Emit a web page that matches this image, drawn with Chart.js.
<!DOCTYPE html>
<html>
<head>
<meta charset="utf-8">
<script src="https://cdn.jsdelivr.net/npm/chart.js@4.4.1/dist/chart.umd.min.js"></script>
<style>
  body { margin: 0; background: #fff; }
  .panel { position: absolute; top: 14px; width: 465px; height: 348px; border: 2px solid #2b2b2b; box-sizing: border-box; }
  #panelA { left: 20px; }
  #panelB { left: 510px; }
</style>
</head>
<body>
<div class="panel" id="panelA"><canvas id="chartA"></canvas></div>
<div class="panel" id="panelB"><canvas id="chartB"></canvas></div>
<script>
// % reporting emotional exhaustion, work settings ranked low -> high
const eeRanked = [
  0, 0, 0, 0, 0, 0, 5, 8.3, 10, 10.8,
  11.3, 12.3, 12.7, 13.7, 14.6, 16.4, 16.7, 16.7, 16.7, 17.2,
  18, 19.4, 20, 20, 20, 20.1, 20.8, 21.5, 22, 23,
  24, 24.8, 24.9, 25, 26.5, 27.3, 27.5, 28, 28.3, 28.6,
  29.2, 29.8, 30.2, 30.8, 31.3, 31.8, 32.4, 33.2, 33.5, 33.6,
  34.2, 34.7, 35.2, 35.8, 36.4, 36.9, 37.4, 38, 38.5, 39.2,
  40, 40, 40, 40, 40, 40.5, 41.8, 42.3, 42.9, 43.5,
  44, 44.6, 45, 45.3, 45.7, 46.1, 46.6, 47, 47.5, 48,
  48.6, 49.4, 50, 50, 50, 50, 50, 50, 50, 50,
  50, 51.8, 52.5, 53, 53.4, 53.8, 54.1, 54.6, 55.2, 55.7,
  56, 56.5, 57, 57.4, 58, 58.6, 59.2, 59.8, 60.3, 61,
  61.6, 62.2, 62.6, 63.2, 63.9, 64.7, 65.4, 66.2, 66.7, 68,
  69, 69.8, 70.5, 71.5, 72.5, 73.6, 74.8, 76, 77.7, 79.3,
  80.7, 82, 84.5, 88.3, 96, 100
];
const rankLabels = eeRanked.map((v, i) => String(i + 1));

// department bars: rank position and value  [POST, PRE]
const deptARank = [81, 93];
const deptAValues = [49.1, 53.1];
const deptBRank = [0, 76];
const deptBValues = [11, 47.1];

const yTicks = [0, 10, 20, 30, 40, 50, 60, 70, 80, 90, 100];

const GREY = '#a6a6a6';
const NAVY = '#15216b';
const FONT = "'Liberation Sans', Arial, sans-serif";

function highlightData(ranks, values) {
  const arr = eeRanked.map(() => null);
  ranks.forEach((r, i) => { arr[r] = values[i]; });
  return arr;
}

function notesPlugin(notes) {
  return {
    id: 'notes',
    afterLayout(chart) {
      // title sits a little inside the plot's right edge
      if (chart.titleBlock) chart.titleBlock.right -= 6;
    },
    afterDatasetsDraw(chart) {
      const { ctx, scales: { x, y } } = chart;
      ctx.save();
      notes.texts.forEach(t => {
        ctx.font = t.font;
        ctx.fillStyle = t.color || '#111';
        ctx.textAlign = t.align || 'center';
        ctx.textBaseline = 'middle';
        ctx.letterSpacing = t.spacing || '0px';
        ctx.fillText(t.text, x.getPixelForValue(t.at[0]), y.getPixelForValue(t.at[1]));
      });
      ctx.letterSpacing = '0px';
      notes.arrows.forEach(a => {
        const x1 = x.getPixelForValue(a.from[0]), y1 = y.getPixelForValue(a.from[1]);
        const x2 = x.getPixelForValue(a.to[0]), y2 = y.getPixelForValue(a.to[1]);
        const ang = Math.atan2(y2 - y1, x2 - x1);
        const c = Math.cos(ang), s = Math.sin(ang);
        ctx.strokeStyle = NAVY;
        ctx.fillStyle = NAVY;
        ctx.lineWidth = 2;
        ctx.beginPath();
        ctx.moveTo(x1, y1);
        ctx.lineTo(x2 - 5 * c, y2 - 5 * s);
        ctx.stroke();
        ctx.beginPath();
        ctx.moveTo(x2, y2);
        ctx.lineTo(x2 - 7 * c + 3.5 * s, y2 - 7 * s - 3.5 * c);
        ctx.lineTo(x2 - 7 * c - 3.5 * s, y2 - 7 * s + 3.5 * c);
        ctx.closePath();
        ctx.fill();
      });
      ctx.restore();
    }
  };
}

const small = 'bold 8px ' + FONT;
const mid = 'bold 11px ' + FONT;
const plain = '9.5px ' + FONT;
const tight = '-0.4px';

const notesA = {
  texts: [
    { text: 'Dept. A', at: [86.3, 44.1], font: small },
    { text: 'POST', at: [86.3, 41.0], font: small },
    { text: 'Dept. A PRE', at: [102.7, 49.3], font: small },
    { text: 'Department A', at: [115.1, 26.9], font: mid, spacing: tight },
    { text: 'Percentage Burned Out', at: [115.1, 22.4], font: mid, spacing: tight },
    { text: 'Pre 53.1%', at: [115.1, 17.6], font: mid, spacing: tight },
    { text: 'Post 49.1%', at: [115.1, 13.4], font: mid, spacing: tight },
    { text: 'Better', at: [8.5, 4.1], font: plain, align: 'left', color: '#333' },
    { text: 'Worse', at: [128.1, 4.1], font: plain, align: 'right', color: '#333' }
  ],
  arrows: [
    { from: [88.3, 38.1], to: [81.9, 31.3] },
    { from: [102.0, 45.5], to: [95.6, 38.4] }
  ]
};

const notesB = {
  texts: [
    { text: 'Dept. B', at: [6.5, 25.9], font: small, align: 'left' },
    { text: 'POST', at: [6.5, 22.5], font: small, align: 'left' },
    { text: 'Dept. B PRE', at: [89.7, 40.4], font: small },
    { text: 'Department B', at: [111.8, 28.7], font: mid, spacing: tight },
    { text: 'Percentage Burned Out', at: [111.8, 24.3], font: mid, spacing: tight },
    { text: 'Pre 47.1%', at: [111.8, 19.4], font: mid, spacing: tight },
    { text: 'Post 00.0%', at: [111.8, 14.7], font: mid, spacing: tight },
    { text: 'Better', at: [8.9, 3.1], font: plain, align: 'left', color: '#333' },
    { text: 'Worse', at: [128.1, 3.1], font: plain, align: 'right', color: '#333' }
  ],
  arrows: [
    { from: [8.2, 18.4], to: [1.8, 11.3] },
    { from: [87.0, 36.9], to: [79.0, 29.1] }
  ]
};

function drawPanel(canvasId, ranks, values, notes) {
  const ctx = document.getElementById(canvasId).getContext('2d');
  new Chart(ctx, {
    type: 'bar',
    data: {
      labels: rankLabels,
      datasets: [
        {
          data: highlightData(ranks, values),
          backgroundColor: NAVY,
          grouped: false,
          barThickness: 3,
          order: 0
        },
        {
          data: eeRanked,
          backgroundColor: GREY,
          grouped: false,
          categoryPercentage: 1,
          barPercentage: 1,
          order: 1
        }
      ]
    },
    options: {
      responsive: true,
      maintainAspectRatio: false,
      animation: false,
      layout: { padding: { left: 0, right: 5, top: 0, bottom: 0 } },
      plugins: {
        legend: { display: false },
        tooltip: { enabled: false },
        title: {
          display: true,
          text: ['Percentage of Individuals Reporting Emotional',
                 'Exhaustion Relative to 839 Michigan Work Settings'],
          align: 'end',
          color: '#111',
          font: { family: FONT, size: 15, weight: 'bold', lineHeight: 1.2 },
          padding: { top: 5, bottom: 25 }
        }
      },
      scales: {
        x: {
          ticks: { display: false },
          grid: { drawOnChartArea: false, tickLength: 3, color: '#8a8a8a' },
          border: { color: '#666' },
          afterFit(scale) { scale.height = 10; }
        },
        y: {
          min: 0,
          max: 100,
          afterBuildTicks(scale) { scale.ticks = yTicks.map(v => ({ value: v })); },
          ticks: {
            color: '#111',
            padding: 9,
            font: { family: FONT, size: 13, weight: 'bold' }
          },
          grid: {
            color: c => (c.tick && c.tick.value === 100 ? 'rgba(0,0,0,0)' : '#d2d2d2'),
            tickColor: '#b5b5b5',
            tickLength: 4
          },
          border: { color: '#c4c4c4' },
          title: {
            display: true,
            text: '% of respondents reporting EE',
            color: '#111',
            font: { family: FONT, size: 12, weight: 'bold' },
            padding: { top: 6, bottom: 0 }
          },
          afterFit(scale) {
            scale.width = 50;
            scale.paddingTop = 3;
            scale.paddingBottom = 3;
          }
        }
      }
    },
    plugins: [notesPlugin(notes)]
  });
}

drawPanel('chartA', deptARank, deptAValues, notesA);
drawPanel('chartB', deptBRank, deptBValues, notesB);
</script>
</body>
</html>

Directive: Please print exactly what appears from the first line of the data through the line with "const rankLabels = eeRanked.map((v, i)", including both of those lines and nothing past them.

Answer for this exercise:
Emit a web page that matches this image, drawn with Chart.js.
<!DOCTYPE html>
<html>
<head>
<meta charset="utf-8">
<script src="https://cdn.jsdelivr.net/npm/chart.js@4.4.1/dist/chart.umd.min.js"></script>
<style>
  body { margin: 0; background: #fff; }
  .panel { position: absolute; top: 14px; width: 465px; height: 348px; border: 2px solid #2b2b2b; box-sizing: border-box; }
  #panelA { left: 20px; }
  #panelB { left: 510px; }
</style>
</head>
<body>
<div class="panel" id="panelA"><canvas id="chartA"></canvas></div>
<div class="panel" id="panelB"><canvas id="chartB"></canvas></div>
<script>
// % reporting emotional exhaustion, work settings ranked low -> high
const eeRanked = [
  0, 0, 0, 0, 0, 0, 5, 8.3, 10, 10.8,
  11.3, 12.3, 12.7, 13.7, 14.6, 16.4, 16.7, 16.7, 16.7, 17.2,
  18, 19.4, 20, 20, 20, 20.1, 20.8, 21.5, 22, 23,
  24, 24.8, 24.9, 25, 26.5, 27.3, 27.5, 28, 28.3, 28.6,
  29.2, 29.8, 30.2, 30.8, 31.3, 31.8, 32.4, 33.2, 33.5, 33.6,
  34.2, 34.7, 35.2, 35.8, 36.4, 36.9, 37.4, 38, 38.5, 39.2,
  40, 40, 40, 40, 40, 40.5, 41.8, 42.3, 42.9, 43.5,
  44, 44.6, 45, 45.3, 45.7, 46.1, 46.6, 47, 47.5, 48,
  48.6, 49.4, 50, 50, 50, 50, 50, 50, 50, 50,
  50, 51.8, 52.5, 53, 53.4, 53.8, 54.1, 54.6, 55.2, 55.7,
  56, 56.5, 57, 57.4, 58, 58.6, 59.2, 59.8, 60.3, 61,
  61.6, 62.2, 62.6, 63.2, 63.9, 64.7, 65.4, 66.2, 66.7, 68,
  69, 69.8, 70.5, 71.5, 72.5, 73.6, 74.8, 76, 77.7, 79.3,
  80.7, 82, 84.5, 88.3, 96, 100
];
const rankLabels = eeRanked.map((v, i) => String(i + 1));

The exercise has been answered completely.